Overview

Sovereign wealth funds (SWFs) are playing an increasingly important role in the management of government windfalls and income surpluses from a variety of sources. The rise of SWFs is evident from two major developments. First, there has been a significant increase in the size of assets under their collective management (now estimated at over $5 trillion globally), making them one of the largest – and fastest growing – pools of institutional capital in the world. Second, SWFs are gaining in popularity, as a large number of new funds have been established over the past decade and many more are anticipated in countries and regions with recent resource discoveries and other government surpluses.

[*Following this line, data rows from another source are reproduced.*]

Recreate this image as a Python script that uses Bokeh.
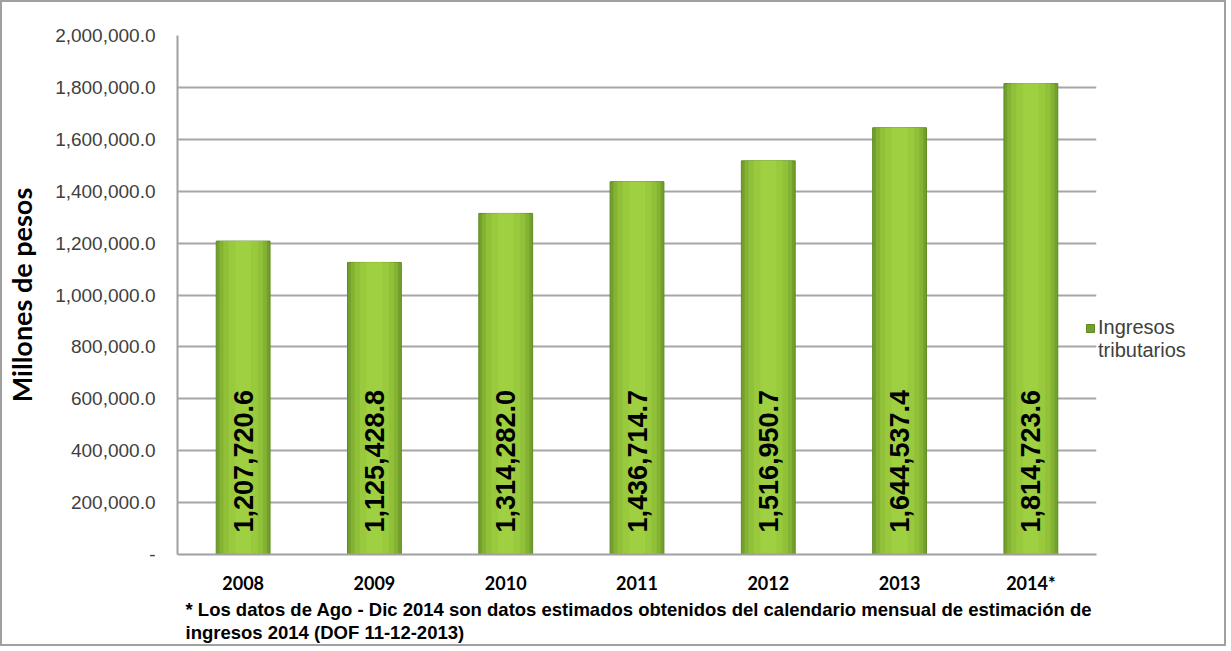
import math
from bokeh.plotting import figure
from bokeh.models import (ColumnDataSource, LabelSet, Legend, LegendItem, Title,
                          CustomJSTickFormatter, FixedTicker, Range1d)
from bokeh.core.properties import value
from bokeh.embed import file_html
from bokeh.resources import INLINE

years = ["2008", "2009", "2010", "2011", "2012", "2013", "2014*"]
ingresos = [1207720.6, 1125428.8, 1314282.0, 1436714.7, 1516950.7, 1644537.4, 1814723.6]
y_ticks = [0, 200000, 400000, 600000, 800000, 1000000, 1200000, 1400000, 1600000, 1800000, 2000000]
series_line_1 = "Ingresos"
series_line_2 = "tributarios"
y_title = "Millones de pesos"
note_1 = "* Los datos de Ago - Dic 2014 son datos estimados obtenidos del calendario mensual de estimación de"
note_2 = "ingresos 2014 (DOF 11-12-2013)"

src = ColumnDataSource(dict(
    x=years, top=ingresos,
    lab=["{:,.1f}".format(v) for v in ingresos],
    base=[0] * len(years),
))

p = figure(x_range=years, y_range=Range1d(0, 2000000),
           frame_width=919, frame_height=519,
           output_backend="svg", toolbar_location=None,
           min_border_left=174, min_border_right=132, min_border_top=33, min_border_bottom=92)
p.styles = {"border": "2px solid #a0a0a0", "width": "1226px", "height": "646px",
            "overflow": "hidden"}
p.outline_line_color = None
p.background_fill_color = "white"

# bars with a simple horizontal shading
outer = p.vbar(x="x", top="top", width=0.41, source=src, fill_color="#739f2c",
               line_color="#5f8a22", line_width=1)
p.vbar(x="x", top="top", width=0.36, source=src, fill_color="#84b333", line_color=None)
p.vbar(x="x", top="top", width=0.30, source=src, fill_color="#90c139", line_color=None)
p.vbar(x="x", top="top", width=0.22, source=src, fill_color="#99ca3d", line_color=None)
p.vbar(x="x", top="top", width=0.12, source=src, fill_color="#9fd041", line_color=None)
# invisible renderer only used for the second legend line
blank = p.vbar(x="x", top="top", width=0.41, source=src, fill_alpha=0, line_alpha=0)

labels = LabelSet(x="x", y="base", text="lab", source=src, angle=math.pi / 2,
                  text_align="left", text_baseline="middle", y_offset=22,
                  text_font=value("Liberation Sans"), text_font_style="bold",
                  text_font_size="27px", text_color="black")
p.add_layout(labels)

# axes
p.yaxis.ticker = FixedTicker(ticks=y_ticks)
p.yaxis.formatter = CustomJSTickFormatter(code="""
if (tick == 0) { return '-'; }
return tick.toLocaleString('en-US', {minimumFractionDigits: 1, maximumFractionDigits: 1});
""")
p.yaxis.major_label_text_font = "Liberation Sans"
p.yaxis.major_label_text_font_size = "19px"
p.yaxis.major_label_text_color = "#404040"
p.yaxis.major_label_standoff = 22
p.yaxis.major_tick_out = 0
p.yaxis.major_tick_in = 0
p.yaxis.major_tick_line_color = None
p.yaxis.minor_tick_line_color = None
p.yaxis.axis_line_color = "#a0a0a0"
p.yaxis.axis_line_width = 2
p.yaxis.axis_label = y_title
p.yaxis.axis_label_text_font = "Lato"
p.yaxis.axis_label_text_font_style = "bold"
p.yaxis.axis_label_text_font_size = "27px"
p.yaxis.axis_label_text_color = "black"
p.yaxis.axis_label_standoff = 14

p.xaxis.major_label_text_font = "Lato"
p.xaxis.major_label_text_font_style = "bold"
p.xaxis.major_label_text_font_size = "18px"
p.xaxis.major_label_text_color = "black"
p.xaxis.major_label_standoff = 17
p.xaxis.major_tick_out = 0
p.xaxis.major_tick_in = 0
p.xaxis.major_tick_line_color = None
p.xaxis.axis_line_color = "#a0a0a0"
p.xaxis.axis_line_width = 2

p.xgrid.grid_line_color = None
p.ygrid.grid_line_color = "#a6a6a6"
p.ygrid.grid_line_width = 2

# legend, just right of the plot area
legend = Legend(items=[LegendItem(label=series_line_1, renderers=[outer]),
                       LegendItem(label=series_line_2, renderers=[blank])],
                location=(-11, 192), border_line_color=None,
                background_fill_alpha=0, padding=0, margin=0, spacing=0,
                glyph_width=10, glyph_height=10, label_height=22, label_standoff=3,
                label_text_font="Liberation Sans", label_text_font_size="20px",
                label_text_color="#404040")
p.add_layout(legend, "right")

# footnote
for txt in [note_1, note_2]:
    p.add_layout(Title(text=txt, align="left", offset=8, standoff=0,
                       text_font="Liberation Sans", text_font_style="bold",
                       text_font_size="18.5px", text_color="black"), "below")

open("out.html", "w").write(file_html(p, INLINE))
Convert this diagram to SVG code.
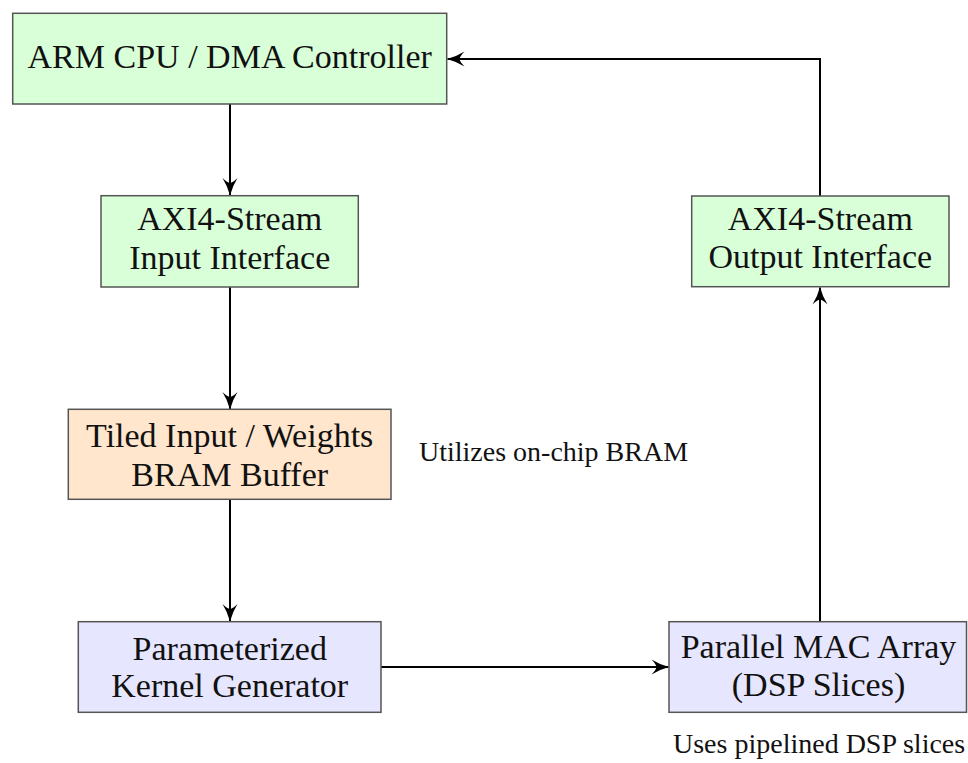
<svg xmlns="http://www.w3.org/2000/svg" width="968" height="763" viewBox="0 0 968 763">
<style>
.box{stroke:#555;stroke-width:1.5}
.green{fill:#d9ffd9}
.orange{fill:#ffe6cc}
.blue{fill:#e6e6ff}
.t{font-family:"Liberation Serif","Times New Roman",serif;font-size:34px;fill:#111;text-anchor:middle}
.a{font-family:"Liberation Serif","Times New Roman",serif;font-size:28px;fill:#111}
.c{fill:none;stroke:#000;stroke-width:2;marker-end:url(#arr)}
</style>
<defs>
<marker id="arr" viewBox="-18 -8 19 16" refX="0" refY="0" markerWidth="19" markerHeight="16" markerUnits="userSpaceOnUse" orient="auto">
<path d="M0.5,0 Q-9,-2.5 -17,-7.5 Q-12.5,-3 -12,0 Q-12.5,3 -17,7.5 Q-9,2.5 0.5,0 Z" fill="#000"/>
</marker>
</defs>
<g id="connectors">
<path class="c" d="M230,104 V195"/>
<path class="c" d="M230,287 V409"/>
<path class="c" d="M230,499.5 V621"/>
<path class="c" d="M381,667 H668.5"/>
<path class="c" d="M820,622 V287.5"/>
<path class="c" d="M820,196 V59 H447.5"/>
</g>
<g id="arm">
<rect class="box green" x="12.7" y="13.3" width="434" height="90.7"/>
<text class="t" x="229.7" y="68">ARM CPU / DMA Controller</text>
</g>
<g id="axi-in">
<rect class="box green" x="101" y="195.7" width="257.3" height="91.3"/>
<text class="t" x="229.7" y="230">AXI4-Stream</text>
<text class="t" x="229.7" y="269">Input Interface</text>
</g>
<g id="bram">
<rect class="box orange" x="68.3" y="409.3" width="322.7" height="90"/>
<text class="t" x="229.7" y="446.7">Tiled Input / Weights</text>
<text class="t" x="229.7" y="485.7">BRAM Buffer</text>
</g>
<g id="kernel">
<rect class="box blue" x="78.3" y="621.7" width="302.7" height="90.6"/>
<text class="t" x="229.7" y="660">Parameterized</text>
<text class="t" x="229.7" y="697.3">Kernel Generator</text>
</g>
<g id="mac">
<rect class="box blue" x="669" y="621.7" width="297.5" height="90.6"/>
<text class="t" x="818.5" y="658.3">Parallel MAC Array</text>
<text class="t" x="818.5" y="696">(DSP Slices)</text>
</g>
<g id="axi-out">
<rect class="box green" x="691.7" y="196" width="257.3" height="90.7"/>
<text class="t" x="820.3" y="230">AXI4-Stream</text>
<text class="t" x="820.3" y="268">Output Interface</text>
</g>
<text class="a" x="419" y="461">Utilizes on-chip BRAM</text>
<text class="a" x="673" y="753">Uses pipelined DSP slices</text>
</svg>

While SWFs have received growing attention over the past decade, existing policy and academic debates tend to misrepresent or ignore the enormous diversity of sovereign investor models. These differences cut across all the critical dimensions of SWFs: their institutional mandates, economic function, source of funding, the distribution and use of their capital and income, their investment models and practices, and their governance and operational structures.

A joint research project of two leading research centers at Harvard Kennedy School, the Belfer Center for Science and International Affairs and the Center for International Development (CID), addresses this shortcoming by studying in great depth the governance and institutional foundations of sovereign wealth funds. The project identified leading practices among existing funds and established a practical framework for assessing the critical policy and institutional questions that policymakers, legislators and practitioners need to answer in establishing a new sovereign fund or reforming existing ones.

Research Centers


The Center for International Development (CID) at Harvard University is a university-wide center that works to advance the understanding of development challenges and offer viable solutions to problems of global poverty.



The Belfer Center for Science and International Affairs is the hub of Harvard Kennedy School's research, teaching, and training in international security and diplomacy, environmental and resource issues, and science and technology policy.